Existence of the gradient estimate constant C2 on bounded Lipschitz domains

Establish the existence of a constant C2 such that, for every bounded Lipschitz domain D ⊂ ℝ^N and every bounded real-valued harmonic function U on D that satisfies the uniform α-Hölder condition along lines parallel to a fixed axis (for example, |U(x', xN) − U(x', yN)| ≤ C |xN − yN|^α for all x' ∈ ℝ^{N−1} and admissible xN, yN within D), the gradient bound |∇U(x)| ≤ C2 · d(x, ∂D)^{α−1} holds for all x ∈ D. This addresses the key difficulty in extending the main theorem from unbounded epigraph domains to bounded Lipschitz domains.

Background

The paper proves that for unbounded Lipschitz epigraph domains E_Ψ, if a bounded harmonic function U satisfies an α-Hölder condition along vertical lines, then U enjoys global α-Hölder continuity. The proof constructs three constants (C1, C2, C3) controlling, respectively, the normal derivative, the full gradient via a distance-to-boundary estimate, and the global Hölder modulus.

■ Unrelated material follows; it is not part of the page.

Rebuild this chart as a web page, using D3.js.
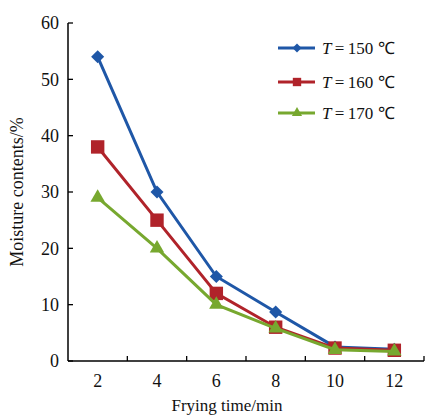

In the remark following the proof, the author discusses extending these results to more general Lipschitz domains, including bounded ones. While the existence of C1 seems feasible in a broad setting, the argument used to obtain C2 relies on gradient behavior in unbounded domains (specifically, decay at infinity). For bounded domains, the author explicitly notes that overcoming this obstacle is not clear, identifying the existence of the gradient estimate constant C2 as the main challenge for such extensions.